A new report from the Government Accountability Office found that almost half of older Americans approaching retirement have nothing saved in a 401(k) or individual account.

This poor planning could stem from several sources. National saving increased directly after the 2008 crash because many discovered how critical having an emergency fund is, but as the memory faded, so did savings. Boomers may have financed their children’s college, or may still be paying for their living expenses.

Of those 55 and older, 48 percent had nothing saved for retirement, better than the 52 percent in 2013 who had nothing saved.

These numbers should serve as a rude awakening to millennials who very well could foot the bill for their parents.

A few plans could start to solve this problem. As Richard Thaler mentioned in “Nudge,” employers could automatically opt-in employees to 401(k) plans. Many employees forget to opt-in, or get so lost in the paperwork and options that they push off the task to do “next month.” Simplifying paperwork and options would vault the amount of Americans enrolled in tax-deferred retirement plans. Every person should enroll in a 401(k) plan if they have an employee match; it’s literally free money.

But just starting a retirement plan doesn’t mean it’ll be there when that person retires. Many people use their 401(k) as a savings account, so your mindset is still key to financial stability in retirement.

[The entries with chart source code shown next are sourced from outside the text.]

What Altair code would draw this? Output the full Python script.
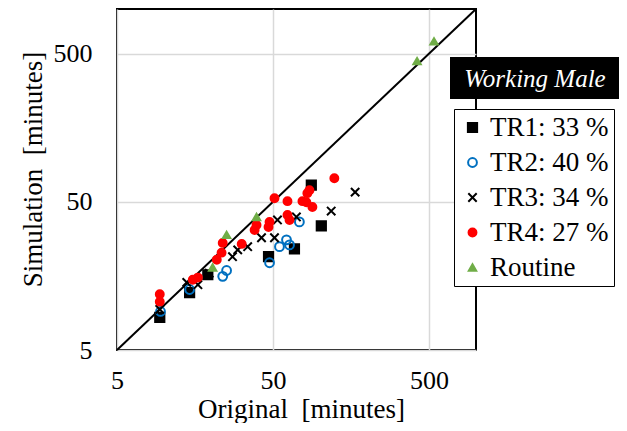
import altair as alt
import pandas as pd

# ---- data ----
series_names = ["TR1: 33 %", "TR2: 40 %", "TR3: 34 %", "TR4: 27 %", "Routine"]

tr1_x = [9.4, 14.6, 19.1, 46.8, 68.6, 88.0, 102.0]
tr1_y = [8.3, 12.2, 16.1, 21.3, 24.1, 64.7, 34.4]

tr2_x = [9.5, 14.6, 23.8, 25.2, 47.5, 55.0, 61.0, 63.8, 73.8]
tr2_y = [9.1, 12.8, 15.7, 17.2, 19.4, 24.9, 27.7, 25.6, 36.6]

tr3_x = [9.4, 14.0, 16.5, 19.5, 27.5, 29.7, 34.4, 42.2, 51.1, 53.4, 70.6, 118.0, 168.0]
tr3_y = [9.4, 14.3, 13.8, 16.5, 21.3, 23.7, 24.9, 28.6, 28.6, 37.7, 39.5, 43.3, 58.1]

tr4_x = [9.4, 9.4, 15.3, 16.5, 21.8, 23.4, 23.8, 31.5, 38.1, 39.2, 46.8, 47.5, 51.1,
         61.9, 61.9, 63.8, 77.2, 81.8, 83.0, 85.6, 89.4, 123.6]
tr4_y = [11.9, 10.6, 14.9, 15.4, 20.3, 22.7, 26.4, 26.0, 32.3, 34.9, 33.8, 36.6, 52.9,
         50.5, 40.7, 37.7, 50.5, 49.6, 57.2, 59.9, 46.1, 72.1]

routine_x = [20.5, 25.2, 39.2, 419.0, 538.0]
routine_y = [18.0, 29.9, 39.5, 445.0, 605.0]

diag = [5, 1000]
axis_ticks = [5, 50, 500]
annotation = ["Working Male"]

# ---- styles ----
shapes = ["square", "circle", "M-1,-1L1,1M1,-1L-1,1", "circle", "triangle-up"]
fills = ["black", "transparent", "black", "#FF0000", "#70AD47"]
strokes = ["black", "#0070C0", "black", "#FF0000", "#70AD47"]
sizes = [85, 55, 85, 95, 170]

rows = []
i = 0
for name, xs, ys in zip(series_names,
                        [tr1_x, tr2_x, tr3_x, tr4_x, routine_x],
                        [tr1_y, tr2_y, tr3_y, tr4_y, routine_y]):
    for xv, yv in zip(xs, ys):
        rows.append({"series": name, "orig": xv, "sim": yv, "idx": i})
        i += 1
df = pd.DataFrame(rows)
diag_df = pd.DataFrame({"orig": diag, "sim": diag})
ann_df = pd.DataFrame({"label": annotation})

FONT = "Liberation Serif, Times New Roman, serif"
x_scale = alt.Scale(type="log", domain=[5, 1000], nice=False)
y_scale = alt.Scale(type="log", domain=[5, 1000], nice=False)

x_axis = alt.Axis(values=axis_ticks, format="d", title="Original\u00a0\u00a0[minutes]",
                  ticks=False, domain=False, labelFlush=False, labelOverlap=False,
                  labelPadding=17, labelFontSize=26, labelFont=FONT, labelColor="black",
                  titleFont=FONT, titleFontSize=27, titleFontWeight="normal", titleColor="black",
                  titleX=184, titleY=67, titleBaseline="alphabetic", titleAlign="center",
                  gridColor="#D9D9D9", gridWidth=1.5)
y_axis = alt.Axis(values=axis_ticks, format="d", title="Simulation\u00a0\u00a0[minutes]",
                  ticks=False, domain=False, labelFlush=False, labelOverlap=False,
                  labelPadding=25, labelFontSize=26, labelFont=FONT, labelColor="black",
                  titleFont=FONT, titleFontSize=27, titleFontWeight="normal", titleColor="black",
                  titleX=-76, titleY=160, titleBaseline="alphabetic", titleAlign="center",
                  titleAngle=270,
                  gridColor="#D9D9D9", gridWidth=1.5)

line = alt.Chart(diag_df).mark_line(color="black", strokeWidth=2).encode(
    x=alt.X("orig:Q", scale=x_scale, axis=x_axis),
    y=alt.Y("sim:Q", scale=y_scale, axis=y_axis),
)

points = alt.Chart(df).mark_point(strokeWidth=2, opacity=1).encode(
    x=alt.X("orig:Q", scale=x_scale, axis=x_axis),
    y=alt.Y("sim:Q", scale=y_scale, axis=y_axis),
    shape=alt.Shape("series:N", scale=alt.Scale(domain=series_names, range=shapes), title=None),
    fill=alt.Fill("series:N", scale=alt.Scale(domain=series_names, range=fills), title=None),
    stroke=alt.Stroke("series:N", scale=alt.Scale(domain=series_names, range=strokes), title=None),
    size=alt.Size("series:N", scale=alt.Scale(domain=series_names, range=sizes), title=None),
    order=alt.Order("idx:Q"),
)

box = alt.Chart(ann_df).mark_rect(color="black").encode(
    x=alt.value(333), x2=alt.value(502), y=alt.value(48), y2=alt.value(90)
)
box_text = alt.Chart(ann_df).mark_text(
    font=FONT, fontSize=25, fontStyle="italic", color="white",
    align="center", baseline="alphabetic"
).encode(x=alt.value(418), y=alt.value(78), text="label:N")

chart = alt.layer(line, points, box, box_text).properties(
    width=359, height=341,
    autosize=alt.AutoSizeParams(type="none"),
    padding={"left": 109, "top": 1, "right": 143, "bottom": 73},
).configure_view(
    stroke="black", strokeWidth=2
).configure_legend(
    orient="none", legendX=337, legendY=100,
    fillColor="white", strokeColor="black", padding=5, rowPadding=7,
    labelFont=FONT, labelFontSize=27, labelColor="black", labelOffset=4,
    symbolStrokeWidth=2, symbolOpacity=1, labelLimit=300,
)

chart.save("out.html", embed_options={"renderer": "svg", "actions": False})
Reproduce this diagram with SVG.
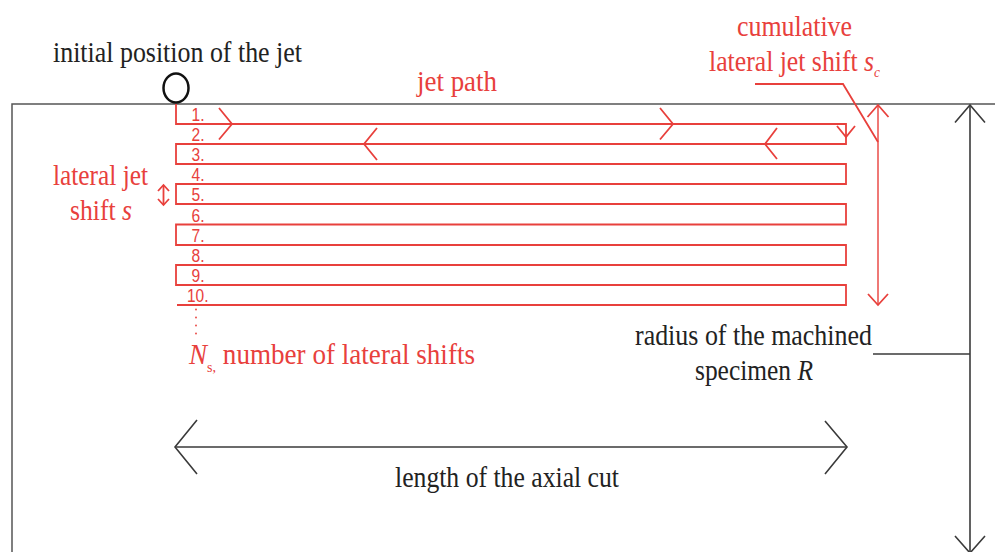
<svg xmlns="http://www.w3.org/2000/svg" width="995" height="552" viewBox="0 0 995 552">
<style>
.bk{fill:none;stroke:#3a3a3a;stroke-width:1.6;stroke-linejoin:miter}
.rd{fill:none;stroke:#e8403c;stroke-width:1.8}
.rdt{fill:none;stroke:#e8403c;stroke-width:1.4}
.tb{font-size:29px;fill:#222}
.tr{font-size:29px;fill:#e8403c}
.it{font-style:italic}
.num{font-size:18px;fill:#e8403c}
</style>
<rect width="995" height="552" fill="#fff"/>
<g id="specimen">
<path d="M12,552 V104 H995" fill="none" stroke="#555" stroke-width="1.5"/>
</g>
<g font-family="'Liberation Serif', 'DejaVu Serif', serif">
<g id="jet-start">
<ellipse cx="176" cy="88" rx="12.5" ry="14.5" fill="none" stroke="#111" stroke-width="2.5"/>
<text class="tb" x="53" y="61.5" textLength="249" lengthAdjust="spacingAndGlyphs">initial position of the jet</text>
</g>
<g id="jet-path">
<path class="rd" d="M176,104 V124 H846 V144 H176 V164 H846 V184 H176 V204 H846 V224.5 H176 V245 H846 V265 H176 V285 H846 V305 H177"/>
<text class="tr" x="417" y="90.5" textLength="80" lengthAdjust="spacingAndGlyphs">jet path</text>
<g class="num" font-family="'Liberation Sans', Arial, sans-serif">
<text x="191.5" y="121" textLength="13" lengthAdjust="spacingAndGlyphs">1.</text>
<text x="191.5" y="141" textLength="13" lengthAdjust="spacingAndGlyphs">2.</text>
<text x="191.5" y="161.3" textLength="13" lengthAdjust="spacingAndGlyphs">3.</text>
<text x="191.5" y="181.3" textLength="13" lengthAdjust="spacingAndGlyphs">4.</text>
<text x="191.5" y="201.3" textLength="13" lengthAdjust="spacingAndGlyphs">5.</text>
<text x="191.5" y="221.5" textLength="13" lengthAdjust="spacingAndGlyphs">6.</text>
<text x="191.5" y="242" textLength="13" lengthAdjust="spacingAndGlyphs">7.</text>
<text x="191.5" y="262" textLength="13" lengthAdjust="spacingAndGlyphs">8.</text>
<text x="191.5" y="282" textLength="13" lengthAdjust="spacingAndGlyphs">9.</text>
<text x="187" y="302" textLength="21.5" lengthAdjust="spacingAndGlyphs">10.</text>
</g>
<g fill="#e8403c">
<circle cx="196" cy="309.5" r="0.9"/>
<circle cx="196" cy="317.5" r="0.9"/>
<circle cx="196" cy="325.5" r="0.9"/>
<circle cx="196" cy="333.5" r="0.9"/>
</g>
</g>
<g id="lateral-shift">
<text class="tr" x="53" y="185" textLength="95" lengthAdjust="spacingAndGlyphs">lateral jet</text>
<text class="tr" x="70" y="220" textLength="62" lengthAdjust="spacingAndGlyphs">shift <tspan class="it">s</tspan></text>
</g>
<g id="cumulative-shift">
<text class="tr" x="737" y="36" textLength="115" lengthAdjust="spacingAndGlyphs">cumulative</text>
<text class="tr" x="709" y="70.5" textLength="171" lengthAdjust="spacingAndGlyphs">lateral jet shift <tspan class="it">s</tspan><tspan class="it" font-size="15" dy="6.5">c</tspan></text>
</g>
<g id="number-of-shifts">
<text class="tr" x="189" y="364" textLength="286" lengthAdjust="spacingAndGlyphs"><tspan class="it">N</tspan><tspan font-size="15" dy="8">s,</tspan><tspan dy="-8"> number of lateral shifts</tspan></text>
</g>
<g id="radius">
<text class="tb" x="635" y="345" textLength="237" lengthAdjust="spacingAndGlyphs">radius of the machined</text>
<text class="tb" x="695" y="380" textLength="118" lengthAdjust="spacingAndGlyphs">specimen <tspan class="it">R</tspan></text>
</g>
<g id="axial-length">
<text class="tb" x="395" y="487" textLength="224" lengthAdjust="spacingAndGlyphs">length of the axial cut</text>
</g>
</g>
<g id="connectors">
<polyline class="rd" points="219,108 232,124 219,139.5"/>
<polyline class="rd" points="660,108 673,124 660,139.5"/>
<polyline class="rd" points="377,128 364,144 377,160"/>
<polyline class="rd" points="777,128 765,144 777,159"/>
<polyline class="rd" points="837,126 846,137 855,126"/>
<line class="rd" x1="163.5" y1="185" x2="163.5" y2="205"/>
<polyline class="rd" points="158,191 163.5,185 169,191"/>
<polyline class="rd" points="158,199 163.5,205 169,199"/>
<line class="rdt" x1="878" y1="105" x2="878" y2="305"/>
<polyline class="rd" points="867.5,117 878,105 888.5,117"/>
<polyline class="rd" points="868,294 878,305 888,294"/>
<polyline class="rd" points="755,84 843,84 878,142"/>
<line class="bk" x1="970" y1="105" x2="970" y2="553"/>
<polyline class="bk" points="955,122.5 970,105 985,122.5"/>
<polyline class="bk" points="955,536 970,553 985,536"/>
<line class="bk" x1="873" y1="354" x2="970" y2="354"/>
<line class="bk" x1="175" y1="447" x2="847" y2="447"/>
<polyline class="bk" points="197,420 175,447 197,474"/>
<polyline class="bk" points="825,421 847,447 825,474"/>
</g>
</svg>
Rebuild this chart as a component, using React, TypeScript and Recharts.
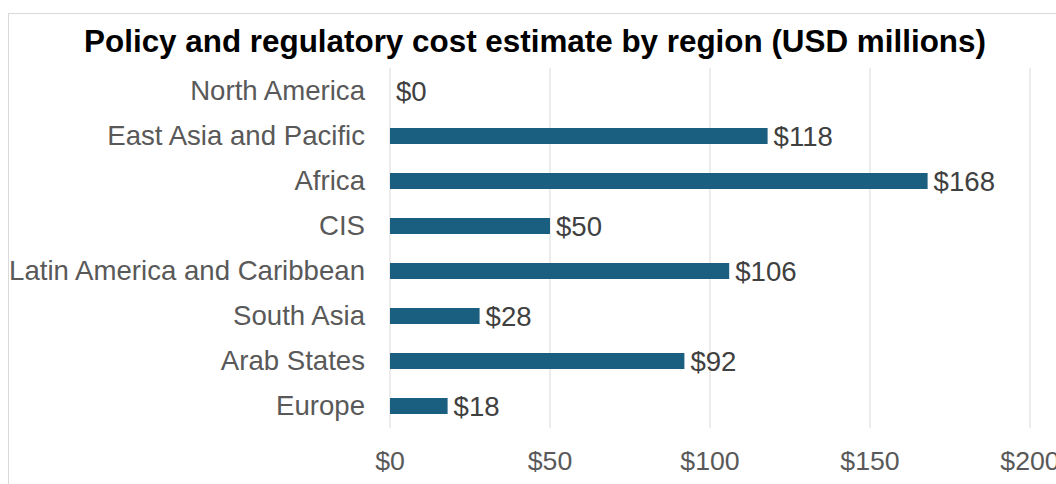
import React from "react";
import { BarChart, Bar, XAxis, YAxis, CartesianGrid, LabelList, Rectangle } from "recharts";

const title = "Policy and regulatory cost estimate by region (USD millions)";
const regions = [
  "North America",
  "East Asia and Pacific",
  "Africa",
  "CIS",
  "Latin America and Caribbean",
  "South Asia",
  "Arab States",
  "Europe",
];
const costs = [0, 118, 168, 50, 106, 28, 92, 18];
const xTicks = [0, 50, 100, 150, 200];

const data = regions.map((region, i) => ({ region, cost: costs[i] }));

const FONT = "'Liberation Sans', Arial, sans-serif";

const BarShape = (props: any) => {
  if (!props.value || props.width < 0.5) return <g />;
  return <Rectangle {...props} />;
};

export default function App() {
  return (
    <div
      style={{
        position: "absolute",
        left: 0,
        top: 0,
        width: 1056,
        height: 484,
        overflow: "hidden",
        background: "#ffffff",
        fontFamily: FONT,
      }}
    >
      <div
        style={{
          position: "absolute",
          left: 8,
          top: 13,
          width: 1200,
          height: 600,
          border: "1px solid #d9d9d9",
          boxSizing: "border-box",
        }}
      />
      <div style={{ position: "absolute", left: 0, top: 0 }}>
        <BarChart
          width={1056}
          height={484}
          data={data}
          layout="vertical"
          margin={{ top: 68, right: 26, bottom: 0, left: 0 }}
          barSize={16}
        >
          <CartesianGrid horizontal={false} vertical={true} stroke="#d9d9d9" />
          <XAxis
            type="number"
            domain={[0, 200]}
            ticks={xTicks}
            tickFormatter={(v: number) => `$${v}`}
            axisLine={false}
            tickLine={false}
            tickSize={6}
            tickMargin={17}
            height={56}
            interval={0}
            tick={{ fill: "#595959", fontSize: 26.7, fontFamily: FONT }}
          />
          <YAxis
            type="category"
            dataKey="region"
            width={390}
            axisLine={false}
            tickLine={false}
            tickSize={6}
            tickMargin={19}
            interval={0}
            tick={{ fill: "#595959", fontSize: 27.6, fontFamily: FONT }}
          />
          <Bar
            dataKey="cost"
            fill="#1a5e80"
            isAnimationActive={false}
            minPointSize={0.01}
            shape={BarShape}
          >
            <LabelList
              dataKey="cost"
              position="right"
              offset={6}
              formatter={(v: any) => `$${v}`}
              style={{ fill: "#404040", fontSize: 27.6, fontFamily: FONT }}
            />
          </Bar>
        </BarChart>
      </div>
      <svg
        width={1056}
        height={484}
        style={{ position: "absolute", left: 0, top: 0, pointerEvents: "none" }}
      >
        <text
          x={535}
          y={52}
          textAnchor="middle"
          fontFamily={FONT}
          fontWeight="bold"
          fontSize={31.4}
          fill="#000000"
        >
          {title}
        </text>
      </svg>
    </div>
  );
}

  1. Technology and virtual reality could bridge the gap of the immediate payoff of investing. When we invest, we delay pleasure for the future. As a 23-year-old, it’s hard for me to imagine myself at 50; I have no idea how my life will look. But if I wore VR glasses to see myself at that age, I would significantly increase my saving levels. Thankfully, the money I should have by then from investments I’ve made now drive me to save. But for parents and older people, you have to find your “why.” It may be that you want to pay for your child’s college or to change the financial history of your family. You need a reason to delay buying brand new cars or eating out so much that you decimate your retirement.
  2. Simplify investing; the concepts and methods
    While I was growing up, investing seemed like a rich person thing. I thought I would need a broker to whom I would pay a ton of money. I believe this mindset is one reason why so many Americans have dismal saving. But the game has changed; roboadvisors such as Wealthfront and Betterment have made investing as easy as downloading an app, and along with Vanguard, high fees are history. All three have plenty of options with less than a .5 percent fee. You have no reason to avoid investing.

Good news to those older Americans with no saving: it’s never been easier to make money. Get a side hustle, sell things on Amazon, or drive for Uber. While retirement may sound glamorous (yawn), studies show that people who retire die much earlier than those who continue working. So start an encore career in which you make great money. If you need ideas, look at the list on Listenmoneymatters.com, jump on google or ask your grandson. It’s never too late to start saving, and with many people working into their 70s, you’re not alone. Just think: if you’re 55, you could grow your money for 20 more years. If you invest 10,000 into Vanguard index funds, you could earn 50,000 after ten years. So what are you waiting for? Get up and grind.